According to him: “In the first four months of this year, we had 1,712 accidents, 767 caused by okada, resulting in death, 45 per cent of these riders are youths between 30 and 39 years. So, taking okada off the roads is helping our young ones to stay alive.

“They are very fantastic people who are into entertainment, technology, and no responsible government will watch their blood spilled.

“So, taking okada off our roads is not hurting our people. We are not leaving them to their own devices and so we have said anyone who is interested in doing a decent business can form cooperative and join the First and Last Mile bus scheme.

“Some of them have come up tondo that actually because they know okada is not in the transportation plan of Lagos State.

“They can present their proposals to the state’s employment trust fund and get money to fund their businesses, we have vocational centers where they can learn a trade and start a new life. So, anyone saying okada is the only way to earn a living in Lagos is not doing any good.”

In his address, Oladeinde noted that tricycles are also not part of the state’s strategic transport master plan, but assured the people that taking them off will be after the government had put in place necessary replacements.

According bro Oladeinde: “Tricycle is also not party of the strategic transport master plan, but we understand the gap we have in our system. So, over time as we develop our rail system, BRT and increase the number of boats on our waters, I think the tricycle would disappear as well.

“But they would however be incorporated into the new systems through cooperatives. That is why there’s a systemic approach to ensuring that while we get rid of one mode, we absorb them into another.

“My message to lagosians is that they should be calm, obey traffic laws and patronise the alternatives provided to okada. We are putting more high-capacity buses on the road, and the government in working to make sure our rail system works fine.”

Chairman of the state taskforce, Chief Superintendent of Police, CSP, Shola Jejeloye, who described the enforcement as “very successful,” said compliance level has reached about 85 per cent since enforcement began on June 1.

According to Jejeloye, “The enforcement did not just come into play on June 1, it came first in February and we have been on it since then.

“But people believe in violating the law, which is not good enough in a cosmopolitan city like Lagos.
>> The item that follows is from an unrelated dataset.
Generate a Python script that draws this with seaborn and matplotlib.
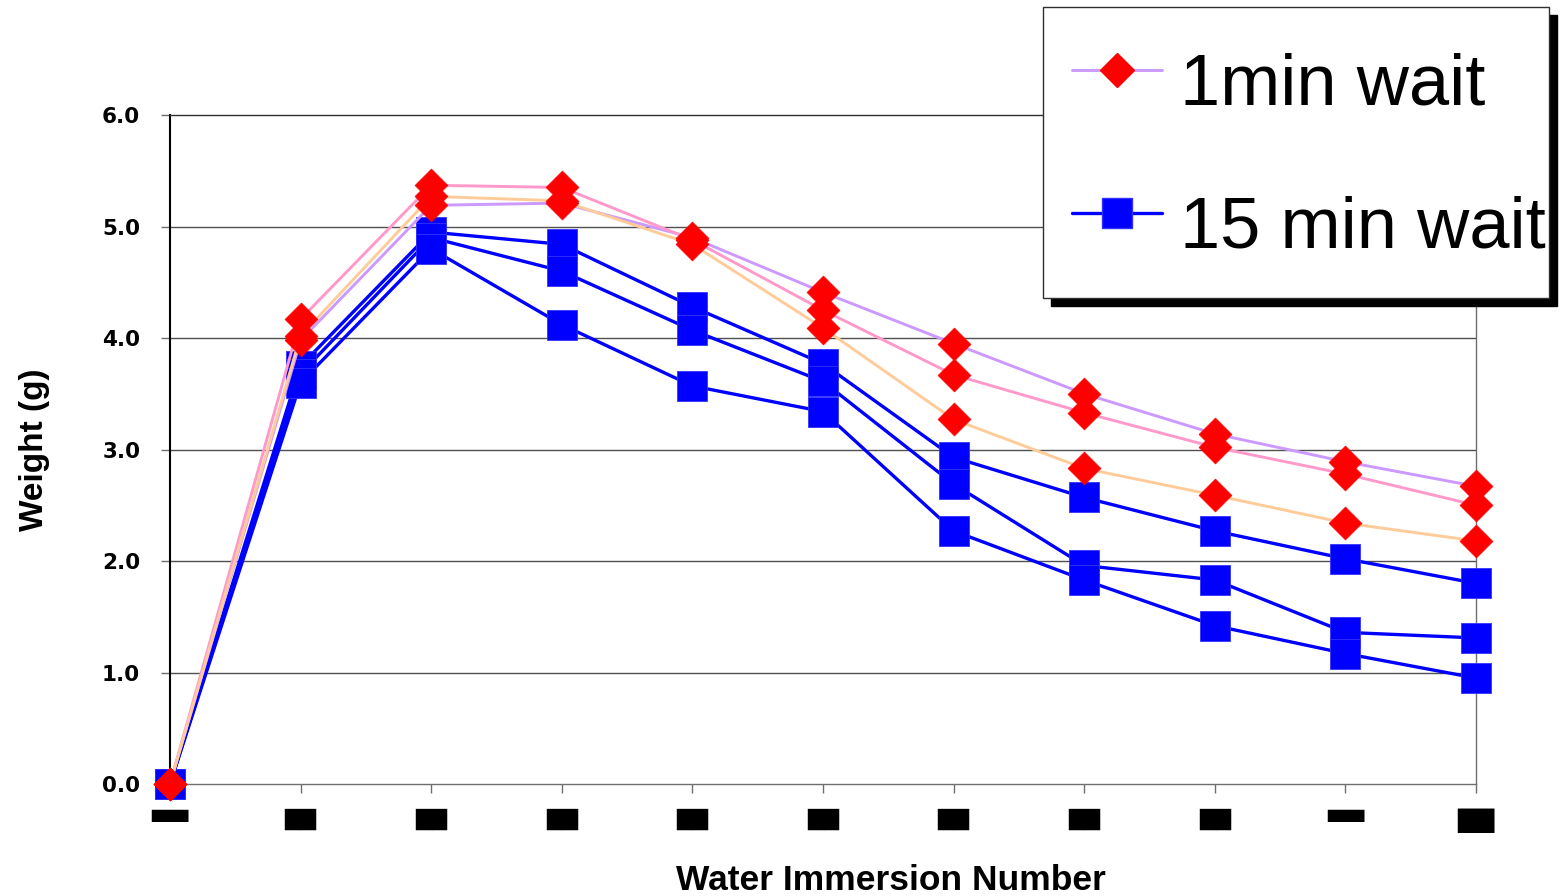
import pandas as pd
import seaborn as sns
import matplotlib.pyplot as plt
from matplotlib.lines import Line2D

# Weight readings (g) after each water immersion, three trials per wait time
immersion = list(range(11))
wait_1min_a = [0, 3.98, 5.19, 5.21, 4.90, 4.41, 3.95, 3.50, 3.14, 2.89, 2.67]
wait_1min_b = [0, 4.17, 5.37, 5.35, 4.88, 4.25, 3.67, 3.33, 3.02, 2.78, 2.50]
wait_1min_c = [0, 4.02, 5.27, 5.23, 4.84, 4.09, 3.27, 2.83, 2.59, 2.34, 2.18]
wait_15min_a = [0, 3.75, 4.95, 4.84, 4.28, 3.77, 2.93, 2.57, 2.27, 2.02, 1.80]
wait_15min_b = [0, 3.68, 4.90, 4.60, 4.07, 3.61, 2.69, 1.96, 1.83, 1.36, 1.31]
wait_15min_c = [0, 3.60, 4.80, 4.12, 3.57, 3.34, 2.27, 1.83, 1.42, 1.17, 0.95]

group_labels = ["1min wait", "15 min wait"]
y_ticks = [0, 1, 2, 3, 4, 5, 6]
# category labels along the x axis (rendered as solid blocks)
x_tick_labels = ["▀▀", "██", "██", "██", "██", "██",
                 "██", "██", "██", "▀▀", "██"]
x_tick_sizes = [17.5, 15.0, 15.0, 15.0, 15.0, 15.0,
                15.0, 15.0, 15.0, 17.5, 17.5]

trials_1min = {"1a": wait_1min_a, "1b": wait_1min_b, "1c": wait_1min_c}
trials_15min = {"15a": wait_15min_a, "15b": wait_15min_b, "15c": wait_15min_c}


def long_frame(trials):
    rows = []
    for name, vals in trials.items():
        for x, y in zip(immersion, vals):
            rows.append({"immersion": x, "weight": y, "trial": name})
    return pd.DataFrame(rows)


df_1 = long_frame(trials_1min)
df_15 = long_frame(trials_15min)

sns.set_style("white")
plt.rcParams["font.family"] = ["Liberation Sans", "DejaVu Sans"]
plt.rcParams["text.color"] = "black"
plt.rcParams["axes.labelcolor"] = "black"
plt.rcParams["xtick.color"] = "black"
plt.rcParams["ytick.color"] = "black"

fig = plt.figure(figsize=(15.6, 8.96), dpi=100)
ax = fig.add_axes([0.10897, 0.125, 0.83718, 0.74665])

BLUE = "#0000FF"
RED = "#FF0000"
pastel = {"1a": "#CC99FF", "1b": "#FF99CC", "1c": "#FFCC99"}
blues = {"15a": BLUE, "15b": BLUE, "15c": BLUE}

# 15 minute wait trials
sns.lineplot(data=df_15, x="immersion", y="weight", hue="trial", palette=blues,
             linewidth=2.4, legend=False, errorbar=None, sort=False, ax=ax,
             zorder=3, clip_on=False)
sns.scatterplot(data=df_15, x="immersion", y="weight", marker="s", color=BLUE,
                s=450, edgecolor="#3333FF", linewidth=0.6, legend=False, ax=ax,
                zorder=4, clip_on=False)

# 1 minute wait trials
sns.lineplot(data=df_1, x="immersion", y="weight", hue="trial", palette=pastel,
             linewidth=2.1, legend=False, errorbar=None, sort=False, ax=ax,
             zorder=5, clip_on=False)
sns.scatterplot(data=df_1, x="immersion", y="weight", marker="D", color=RED,
                s=280, edgecolor=RED, linewidth=0.5, legend=False, ax=ax,
                zorder=6, clip_on=False)

ax.set_xlim(0, 10)
ax.set_ylim(0, 6)

# horizontal gridlines
ax.set_yticks(y_ticks)
ax.set_yticklabels([f"{v:.1f}" for v in y_ticks])
for v in y_ticks[1:-1]:
    ax.axhline(v, color="#505050", linewidth=1.0, zorder=1)

ax.set_xticks(immersion)
ax.set_xticklabels(x_tick_labels)
for lab, fs in zip(ax.get_xticklabels(), x_tick_sizes):
    lab.set_fontfamily("DejaVu Sans")
    lab.set_fontsize(fs)
    lab.set_color("black")

ax.tick_params(axis="x", direction="out", length=6.5, width=1.0,
               color="#707070", labelcolor="black", pad=11.5, bottom=True)
ax.tick_params(axis="y", direction="out", length=6.5, width=1.0,
               color="#707070", labelcolor="black", pad=15, left=True)
for lab in ax.get_yticklabels():
    lab.set_fontfamily("DejaVu Sans")
    lab.set_fontweight("bold")
    lab.set_fontsize(15.5)

ax.spines["left"].set_color("black")
ax.spines["left"].set_linewidth(1.5)
ax.spines["top"].set_color("#303030")
ax.spines["top"].set_linewidth(1.0)
ax.spines["right"].set_color("#707070")
ax.spines["right"].set_linewidth(1.0)
ax.spines["bottom"].set_color("#707070")
ax.spines["bottom"].set_linewidth(1.0)

ax.set_ylabel("Weight (g)", fontsize=24, fontweight="bold", color="black")
ax.yaxis.set_label_coords(-0.092, 0.5)
ax.set_xlabel("Water Immersion Number", fontsize=25.5, fontweight="bold",
              color="black")
ax.xaxis.set_label_coords(0.552, -0.120)

handles = [
    Line2D([], [], color=pastel["1a"], linewidth=2.1, marker="D", markersize=17,
           markerfacecolor=RED, markeredgecolor=RED),
    Line2D([], [], color=BLUE, linewidth=2.4, marker="s", markersize=21,
           markerfacecolor=BLUE, markeredgecolor="#3333FF"),
]
leg = fig.legend(handles, group_labels, loc="upper left",
                 bbox_to_anchor=(1043 / 1560, 0.0, 506 / 1560, 1 - 7 / 896),
                 mode="expand", borderaxespad=0, fancybox=False,
                 prop={"family": "Liberation Sans", "size": 52},
                 borderpad=0.4, labelspacing=0.72, handlelength=1.25,
                 handleheight=1.55, handletextpad=0.25,
                 shadow={"ox": 6, "oy": -6, "shade": 1.0, "alpha": 1.0})
leg.get_frame().set_edgecolor("#303030")
leg.get_frame().set_linewidth(1.0)
leg.get_frame().set_alpha(1.0)
for t in leg.get_texts():
    t.set_color("black")

fig.savefig("out.png", dpi=100)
“Since we began enforcement on June 1, there has been more than 85 per cent compliance because the number of okada on the road has reduced greatly.

“However, I will urge the riders to continue to stay off the roads because the enforcement will be totally sustained.

“They might believe we will relax after the first week, but I am telling them now that there will be more intense enforcement starting next week. We will visit those areas we could not visit last week.

“There is no going back because it’s government policy and government does not make mockery of its decisions,” he added.